_RECORDS SHOWN_:
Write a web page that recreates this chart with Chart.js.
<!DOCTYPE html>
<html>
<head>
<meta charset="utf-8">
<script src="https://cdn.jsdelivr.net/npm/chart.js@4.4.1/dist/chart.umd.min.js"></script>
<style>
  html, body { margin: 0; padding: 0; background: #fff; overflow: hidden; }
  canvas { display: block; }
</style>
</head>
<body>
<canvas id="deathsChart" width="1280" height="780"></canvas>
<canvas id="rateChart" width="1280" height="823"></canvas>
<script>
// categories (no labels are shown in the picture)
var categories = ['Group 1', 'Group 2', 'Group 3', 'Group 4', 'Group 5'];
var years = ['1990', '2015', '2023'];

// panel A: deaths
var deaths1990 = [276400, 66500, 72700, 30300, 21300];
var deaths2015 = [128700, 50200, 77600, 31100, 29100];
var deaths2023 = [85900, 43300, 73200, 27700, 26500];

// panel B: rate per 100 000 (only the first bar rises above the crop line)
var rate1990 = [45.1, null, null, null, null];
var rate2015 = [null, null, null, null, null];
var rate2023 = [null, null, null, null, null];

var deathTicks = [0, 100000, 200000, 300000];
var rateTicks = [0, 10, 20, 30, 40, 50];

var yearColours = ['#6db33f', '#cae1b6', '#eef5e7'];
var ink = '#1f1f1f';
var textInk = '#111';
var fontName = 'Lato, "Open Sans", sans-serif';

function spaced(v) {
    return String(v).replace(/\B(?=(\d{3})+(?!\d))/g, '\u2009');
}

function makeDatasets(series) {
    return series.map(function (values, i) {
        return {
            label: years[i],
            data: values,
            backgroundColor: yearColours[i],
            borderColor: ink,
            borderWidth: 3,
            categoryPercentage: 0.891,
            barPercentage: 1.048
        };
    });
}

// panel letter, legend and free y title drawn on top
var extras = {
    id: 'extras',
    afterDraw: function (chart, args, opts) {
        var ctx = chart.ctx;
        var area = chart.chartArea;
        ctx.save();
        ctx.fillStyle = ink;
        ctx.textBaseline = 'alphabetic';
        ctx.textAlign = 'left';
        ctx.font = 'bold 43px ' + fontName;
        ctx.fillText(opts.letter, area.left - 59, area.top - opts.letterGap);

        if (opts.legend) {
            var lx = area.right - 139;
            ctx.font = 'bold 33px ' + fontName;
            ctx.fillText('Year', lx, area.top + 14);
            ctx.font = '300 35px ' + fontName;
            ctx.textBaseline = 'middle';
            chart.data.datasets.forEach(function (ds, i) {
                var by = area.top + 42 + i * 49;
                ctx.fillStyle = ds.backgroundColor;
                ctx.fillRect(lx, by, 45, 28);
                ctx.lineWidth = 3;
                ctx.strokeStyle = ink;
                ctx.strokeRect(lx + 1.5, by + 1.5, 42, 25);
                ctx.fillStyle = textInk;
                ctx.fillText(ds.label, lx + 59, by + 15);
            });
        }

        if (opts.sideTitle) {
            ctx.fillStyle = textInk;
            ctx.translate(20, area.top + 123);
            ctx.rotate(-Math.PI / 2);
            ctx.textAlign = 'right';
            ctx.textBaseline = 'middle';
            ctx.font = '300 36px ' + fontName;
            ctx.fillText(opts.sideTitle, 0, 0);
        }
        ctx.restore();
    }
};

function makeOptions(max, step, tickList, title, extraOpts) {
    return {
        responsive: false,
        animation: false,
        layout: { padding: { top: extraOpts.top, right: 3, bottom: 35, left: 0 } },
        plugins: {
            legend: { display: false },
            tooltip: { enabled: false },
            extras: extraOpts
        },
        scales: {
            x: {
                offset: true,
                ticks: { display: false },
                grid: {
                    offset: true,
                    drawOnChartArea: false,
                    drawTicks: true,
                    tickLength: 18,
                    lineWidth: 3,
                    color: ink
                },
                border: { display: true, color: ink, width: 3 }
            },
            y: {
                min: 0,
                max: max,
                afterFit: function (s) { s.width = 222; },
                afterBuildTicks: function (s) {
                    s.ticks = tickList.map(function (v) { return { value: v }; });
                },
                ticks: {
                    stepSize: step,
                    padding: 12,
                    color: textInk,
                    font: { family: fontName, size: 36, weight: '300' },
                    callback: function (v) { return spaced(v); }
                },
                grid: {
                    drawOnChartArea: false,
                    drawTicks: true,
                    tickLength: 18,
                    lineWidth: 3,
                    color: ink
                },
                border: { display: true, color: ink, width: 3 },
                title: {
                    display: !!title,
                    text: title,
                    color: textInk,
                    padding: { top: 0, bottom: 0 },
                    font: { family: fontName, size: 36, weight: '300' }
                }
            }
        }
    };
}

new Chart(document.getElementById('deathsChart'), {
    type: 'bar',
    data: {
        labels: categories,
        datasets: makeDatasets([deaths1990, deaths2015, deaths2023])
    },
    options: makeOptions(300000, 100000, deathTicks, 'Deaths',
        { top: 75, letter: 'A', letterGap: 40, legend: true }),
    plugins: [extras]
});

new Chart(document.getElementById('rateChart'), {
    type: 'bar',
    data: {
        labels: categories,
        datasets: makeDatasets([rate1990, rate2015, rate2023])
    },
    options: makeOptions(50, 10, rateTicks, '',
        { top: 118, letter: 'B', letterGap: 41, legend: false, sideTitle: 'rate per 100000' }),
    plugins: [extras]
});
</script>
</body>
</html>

==

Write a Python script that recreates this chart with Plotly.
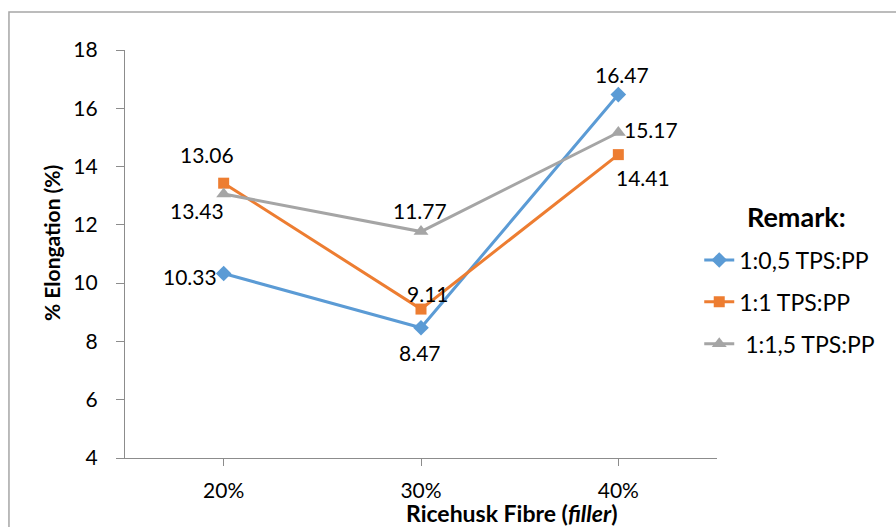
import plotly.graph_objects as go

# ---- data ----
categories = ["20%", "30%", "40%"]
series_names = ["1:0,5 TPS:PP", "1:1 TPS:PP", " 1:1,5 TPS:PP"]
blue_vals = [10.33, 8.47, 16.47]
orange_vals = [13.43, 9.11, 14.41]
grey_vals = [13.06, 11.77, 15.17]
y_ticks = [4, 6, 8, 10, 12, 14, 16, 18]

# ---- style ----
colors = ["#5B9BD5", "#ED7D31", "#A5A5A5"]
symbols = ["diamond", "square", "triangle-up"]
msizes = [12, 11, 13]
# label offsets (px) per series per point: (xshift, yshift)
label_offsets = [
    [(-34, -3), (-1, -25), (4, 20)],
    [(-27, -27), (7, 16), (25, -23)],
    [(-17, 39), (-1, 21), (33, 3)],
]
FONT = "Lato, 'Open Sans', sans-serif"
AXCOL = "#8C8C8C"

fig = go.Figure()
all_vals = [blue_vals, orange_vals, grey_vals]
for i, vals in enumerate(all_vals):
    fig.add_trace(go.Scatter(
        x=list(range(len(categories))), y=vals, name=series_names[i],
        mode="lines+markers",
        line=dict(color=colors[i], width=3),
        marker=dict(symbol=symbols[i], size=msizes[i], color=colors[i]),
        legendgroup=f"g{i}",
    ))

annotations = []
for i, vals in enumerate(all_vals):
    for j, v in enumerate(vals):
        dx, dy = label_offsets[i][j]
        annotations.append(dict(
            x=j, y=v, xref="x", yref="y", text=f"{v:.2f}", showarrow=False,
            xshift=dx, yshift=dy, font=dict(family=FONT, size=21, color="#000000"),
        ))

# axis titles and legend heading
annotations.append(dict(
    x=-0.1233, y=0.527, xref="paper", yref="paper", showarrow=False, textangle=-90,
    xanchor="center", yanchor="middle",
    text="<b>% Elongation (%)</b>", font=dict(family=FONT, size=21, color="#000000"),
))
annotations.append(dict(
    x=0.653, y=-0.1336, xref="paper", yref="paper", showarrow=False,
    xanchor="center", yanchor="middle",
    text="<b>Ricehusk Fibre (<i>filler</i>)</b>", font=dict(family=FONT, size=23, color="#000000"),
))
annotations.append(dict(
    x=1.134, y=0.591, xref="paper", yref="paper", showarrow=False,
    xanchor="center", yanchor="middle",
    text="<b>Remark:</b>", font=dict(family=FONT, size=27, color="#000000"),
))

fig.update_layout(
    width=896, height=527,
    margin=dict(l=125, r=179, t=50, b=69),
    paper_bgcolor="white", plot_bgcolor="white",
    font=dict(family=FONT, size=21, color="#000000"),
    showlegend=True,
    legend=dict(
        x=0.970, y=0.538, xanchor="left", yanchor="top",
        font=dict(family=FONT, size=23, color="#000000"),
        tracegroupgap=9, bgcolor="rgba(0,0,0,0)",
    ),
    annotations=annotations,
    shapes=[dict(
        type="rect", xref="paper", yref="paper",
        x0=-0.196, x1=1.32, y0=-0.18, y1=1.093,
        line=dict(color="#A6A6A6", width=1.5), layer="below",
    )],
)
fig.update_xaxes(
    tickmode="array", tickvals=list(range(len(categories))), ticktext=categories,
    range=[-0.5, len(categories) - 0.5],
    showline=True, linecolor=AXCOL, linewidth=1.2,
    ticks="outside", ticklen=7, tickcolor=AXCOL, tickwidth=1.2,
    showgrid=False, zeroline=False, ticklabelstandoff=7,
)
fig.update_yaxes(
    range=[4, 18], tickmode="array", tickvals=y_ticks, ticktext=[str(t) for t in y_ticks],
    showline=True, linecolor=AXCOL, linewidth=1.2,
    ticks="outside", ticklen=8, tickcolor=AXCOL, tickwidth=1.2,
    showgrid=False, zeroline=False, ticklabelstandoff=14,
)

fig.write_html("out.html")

_WORK INSTRUCTIONS_:
Set down, without pictures, the lines between the line holding "Write a Python" and the line holding "import plotly.graph_objects as go", both inclusive.

_RESULT_:
Write a Python script that recreates this chart with Plotly.
import plotly.graph_objects as go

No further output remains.